Toby Driver’s history of our country’s hillforts in a lavishly illustrated and pretty easy to read exploration of those pre-Roman constructs tops my pile.

The Hillforts of Iron Age Wales (Logaston Press) uncovers the fact that there are more than 3000 examples of these mysterious places still extant. No part of the country is without them. It’ll do the entire nation well if for 2024 we resolve to visit more.

Earlier in the year two of Wales’ leading critics and literary thinkers came out with career-fulfilling masterpieces.

Dai Smith with his life and cultural times of the past 50 years Off The Track (Parthian) – smoothly loquacious on occasion but that’s the joy of it – his wit and incisive analysis are unmatched – and Sam Adams’ Letters From Wales (Parthian) which is in the running for the fattest book ever published in Wales.

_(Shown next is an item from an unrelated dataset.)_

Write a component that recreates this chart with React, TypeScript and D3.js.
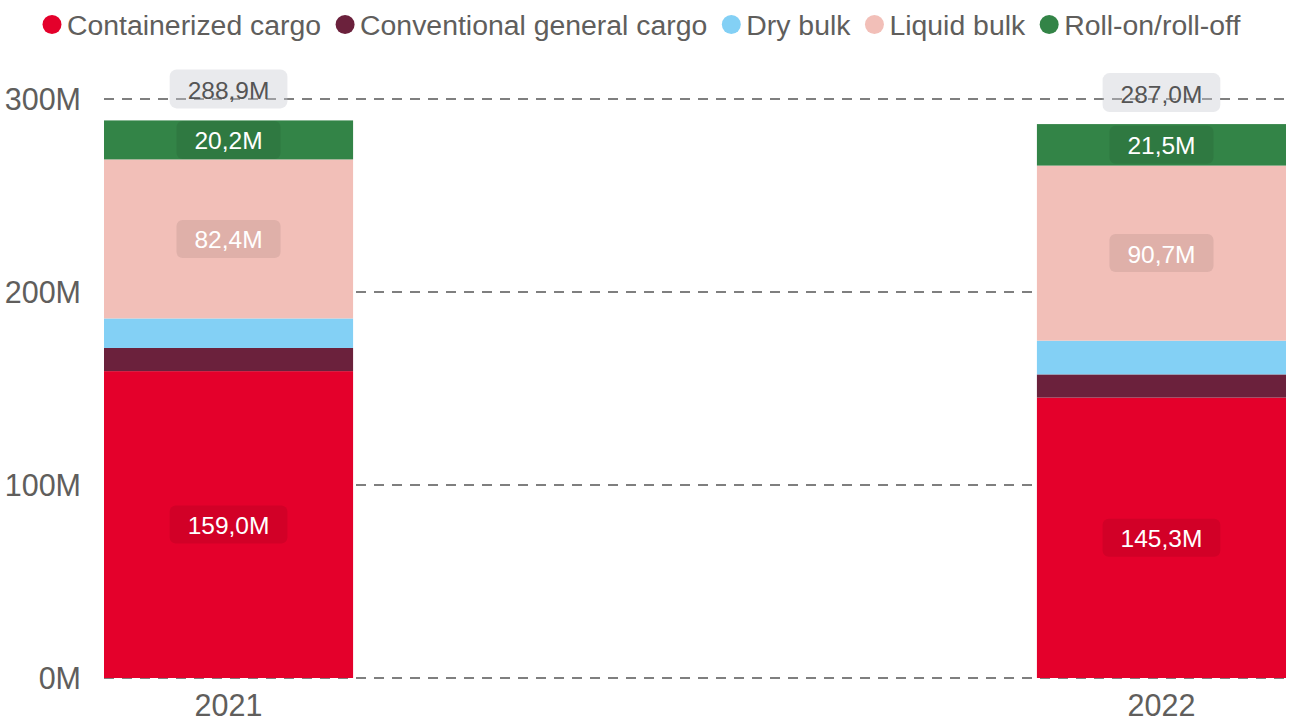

Sam’s informative and decisively broad-reaching literary coverage of Anglophone Wales started life as a series of columns in the English poetry magazine PN Review. If you want to understand how writing went in Wales during the past 70 years then check here.

Republic is published by Seren

Nerys Williams’ Republic (Seren) excites with a post-modern often prose-poem take on life in west Wales. On this standing she should make it as the next National Poet. But top of the poetry books for me isn’t anything like a new production.

The late Chris Torrance’s Selected Early Poems (Shearsman), that’s the work he produced before starting on his masterwork The Magic Door in the seventies, show that he was on fire from the word go. Having written he then went out and taught.  We could do with a few more poets like him.